I couldn't resist posting this here -- even though it's at best a code snippet, and I'm less than a duffer, ranker than an armchair -- just cuz the context is so appropriate, in a self-referential sort of way. (Notwithstanding the inadequacies, at least it's short.)

It's a little script to download the cumulative "Cool Uses for Perl" pages and string them into one big page on my HD. Yeah I know. I should've filtered and scraped and WWW-Mechanize'd away all the duplicated headers and footers and sidebars and stuff. A rainy day perhaps ...

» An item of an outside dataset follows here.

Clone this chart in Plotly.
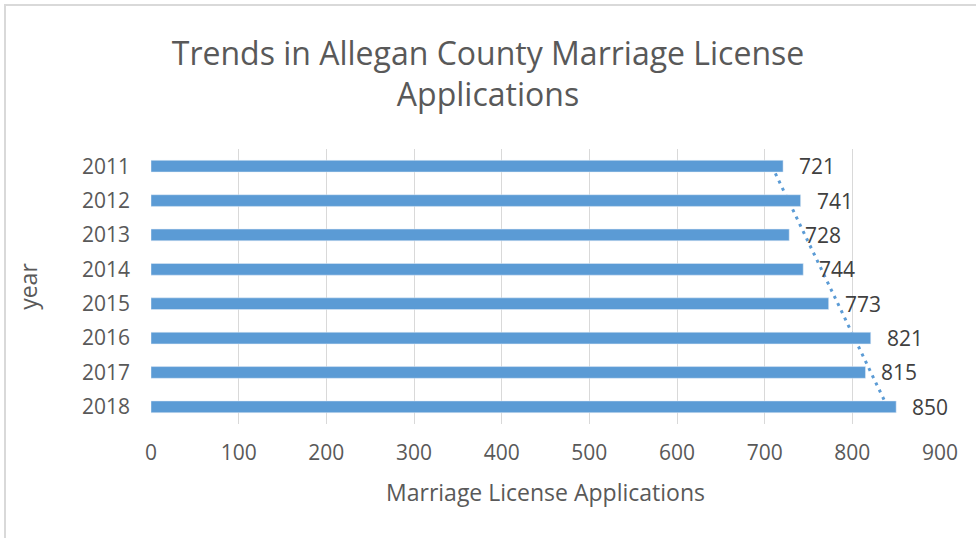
import plotly.graph_objects as go
import numpy as np

years = ["2011", "2012", "2013", "2014", "2015", "2016", "2017", "2018"]
applications = [721, 741, 728, 744, 773, 821, 815, 850]
x_ticks = [0, 100, 200, 300, 400, 500, 600, 700, 800, 900]

# linear trendline (Excel style, category index 1..n)
idx = np.arange(1, len(years) + 1)
slope, intercept = np.polyfit(idx, applications, 1)
trend = slope * idx + intercept

BAR = "#5B9BD5"
TXT = "#595959"
FONT = "Open Sans"

W, H = 976, 538
L, T, R, B = 151, 149, 36, 114

fig = go.Figure()

fig.add_trace(go.Bar(
    x=applications, y=years, orientation="h",
    marker_color=BAR, width=0.34, showlegend=False,
))

# trendline, drawn between the grid and the bars (category index positions)
fig.add_shape(type="line", xref="x", yref="y",
              x0=float(trend[0]), y0=0, x1=float(trend[-1]), y1=len(years) - 1,
              line=dict(color=BAR, width=3, dash="3px,5px"), layer="between")

for i, v in enumerate(applications):
    fig.add_annotation(
        x=v, y=i, xref="x", yref="y", text=str(v), showarrow=False,
        xanchor="left", xshift=14, font=dict(size=21, color="#404040", family=FONT),
    )

fig.update_layout(
    width=W, height=H,
    margin=dict(l=L, r=R, t=T, b=B, autoexpand=False),
    paper_bgcolor="white", plot_bgcolor="white",
    font=dict(family=FONT, color=TXT),
    title=dict(
        text="Trends in Allegan County Marriage License<br>Applications",
        x=0.5, xanchor="center", y=0.88, yanchor="middle",
        font=dict(size=32, color=TXT, family=FONT),
    ),
    xaxis=dict(
        range=[0, 900], tickvals=x_ticks,
        showgrid=True, gridcolor="#D9D9D9", gridwidth=1.3,
        zeroline=False, showline=False, ticks="",
        tickfont=dict(size=21, color=TXT), ticklabelstandoff=14,
        title=dict(text="Marriage License Applications", font=dict(size=23, color=TXT), standoff=19),
    ),
    yaxis=dict(
        type="category", categoryorder="array", categoryarray=years,
        range=[len(years) - 0.5, -0.5], showgrid=False, zeroline=False, showline=False,
        ticks="", tickfont=dict(size=21, color=TXT), ticklabelstandoff=20,
        title=dict(text="year", font=dict(size=23, color=TXT), standoff=37),
    ),
)

# chart-area border (light gray, left and top visible)
pw = W - L - R
ph = H - T - B
fig.add_shape(type="rect", xref="paper", yref="paper",
              x0=(5 - L) / pw, x1=(W + 20 - L) / pw,
              y0=-(B + 20) / ph, y1=(ph + T - 5) / ph,
              line=dict(color="#D9D9D9", width=2), fillcolor="rgba(0,0,0,0)", layer="below")

fig.write_html("out.html", config={"displayModeBar": False},
               post_script="document.body.style.margin='0';")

#! /usr/bin/perl -w use strict; use warnings; use LWP::Simple; my $url; my $doc; my $path = "http://www.perlmonks.org/?"; my $fn = "coolness.html"; open TO_FILE, ">> $fn" or die ": $!"; for (my $i=0;$i<300;$i+=15) { $url = $path . "next=" . $i . ";node_id=1044"; warn $url, "\n"; $doc = get($url); print TO_FILE $doc; } close TO_FILE;

(But I'm curious, maybe someone knows: could the for( ) loop be replaced by a while(< >) contruct? Looks a bit verbose, that $doc variable shunting inbound pages to the filehandle. Um?)

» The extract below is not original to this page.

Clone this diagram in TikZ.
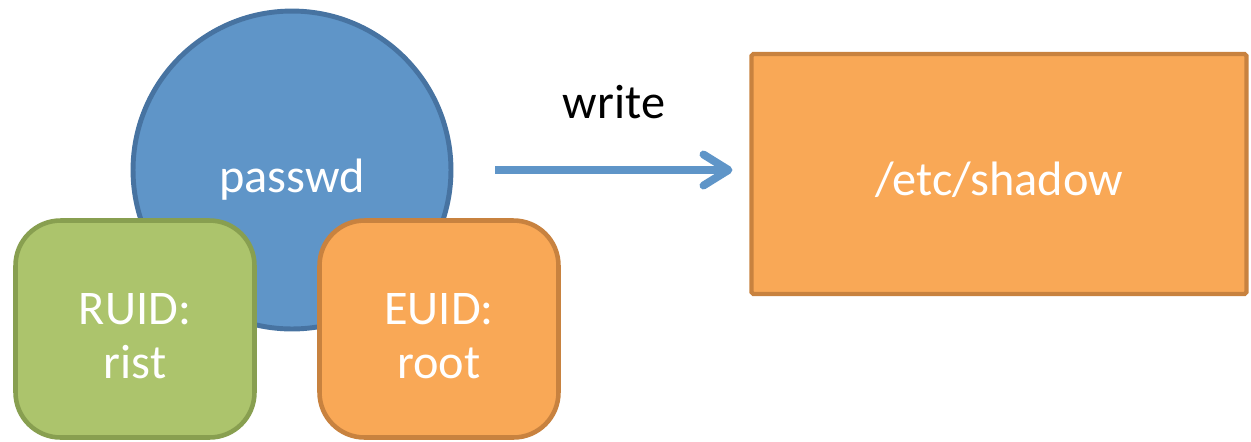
\documentclass[tikz,border=0pt]{standalone}
\usepackage{fontspec}
\setmainfont{Carlito}
\usepackage{tikz}
\usetikzlibrary{arrows.meta}

\definecolor{procFill}{HTML}{5F95C8}
\definecolor{procLine}{HTML}{4773A1}
\definecolor{ruidFill}{HTML}{ACC46C}
\definecolor{ruidLine}{HTML}{889F50}
\definecolor{euidFill}{HTML}{F9A856}
\definecolor{euidLine}{HTML}{C8823F}

\newcommand{\bigtxt}{\fontsize{27.5}{30.7}\selectfont}

\begin{document}
\begin{tikzpicture}[x=0.02cm, y=-0.02cm]
               \tikzstyle{myProc}=[circle, draw=procLine, fill=procFill, line width=2.8pt, minimum size=6.36cm, inner sep=0pt]
               \tikzstyle{myId}=[rectangle, rounded corners=0.9cm, line width=2.6pt, minimum width=4.78cm, minimum height=4.34cm]
               \tikzstyle{myFile}=[rectangle, rounded corners=1pt, draw=euidLine, fill=euidFill, line width=2.4pt, minimum width=9.9cm, minimum height=4.8cm]
               \tikzstyle{myTxt}=[font=\bigtxt, inner sep=0pt, align=center]
               \tikzstyle{myFlow}=[draw=procFill, line width=4.5pt, -{Straight Barb[length=0.5cm, width=0.62cm, line cap=round, line join=round]}]

               \useasboundingbox (0,0) rectangle (1251,441);

               \node[myProc] (proc) at (292,170) {};
               \node[myTxt, text=white] (pname) at (292,180) {passwd};

               \node[myId, fill=ruidFill, draw=ruidLine] (ruid) at (135,329) {};
               \node[myTxt, text=white] (ruidTxt) at (135,336) {RUID:\\rist};
               \node[myId, fill=euidFill, draw=euidLine] (euid) at (439,329) {};
               \node[myTxt, text=white] (euidTxt) at (439,336) {EUID:\\root};

               \node[myFile] (shadow) at (999,174) {};
               \node[myTxt, text=white] (shadowTxt) at (999,180) {/etc/shadow};

               \node[myTxt] (act) at (614,102) {write};
               \draw[myFlow, shorten <=0.84cm, shorten >=0.34cm] (proc.east) -- (shadow.west |- proc.east);
            \end{tikzpicture}
\end{document}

(Be kind. You were all once newbies too.)

Unconsidered by castaway - already been considered a few times, we're leaving it unapproved.

Replies are listed 'Best First'.
Re: Cool Uses, re-used
by davido (Cardinal) on Nov 14, 2004 at 17:09 UTC

    LWP::Simple doesn't populate the diamond operator, so you can't use while(<>){..., to answer that question. Maybe you could tie a class to a filehandle that does the LWP::Simple get() behind the scenes, but that just seems a little silly.

    It might please the gods if your script were a little more lazy. By that I mean, perhaps there should be a sleep 15 inside the loop, so that you're not banging away at the server quite so furiously. ...just a thought.


    Dave

      WWW::Mechanize::Sleepy handles playing nice.
Re: Cool Uses, re-used
by Your Mother (Archbishop) on Nov 14, 2004 at 18:40 UTC
    Could the for( ) loop be replaced by a while(< >) contruct?
    use IO::All; # needs IO::All::LWP for this to work my $io = io->http('http://www.perlmonks.org/'); while ( my $line = $io->getline ) { print $line; }
Re: Cool Uses, re-used
by elwarren (Priest) on Nov 15, 2004 at 20:20 UTC
    the for loop could be rewritten as:
    my $path = "http://www.perlmonks.org/?node_id=1044;next="; foreach my $i (0..20) { my $url = $path . 15 * $i; }
    Going over 300 doesn't error out, it returns empty and prompts for a new node. So I'm not sure how you could do a while construct unless you checked the page length returned, and saw it was smaller than a page with listings.

    You may prefer using the print format instead of standard layout by adding displaytype to your url  http://www.perlmonks.org/?displaytype=print;node_id=1044;next=100

    As the others have said, you shouldn't pound on the server, and you really should use the is_success(get($url)) before concatenating to your file. And you're not going to get any of the "Read More..." text from these either.

    But it's interesting :-) I read through all the CUFP when I first discovered Perl Monks.

    Cheers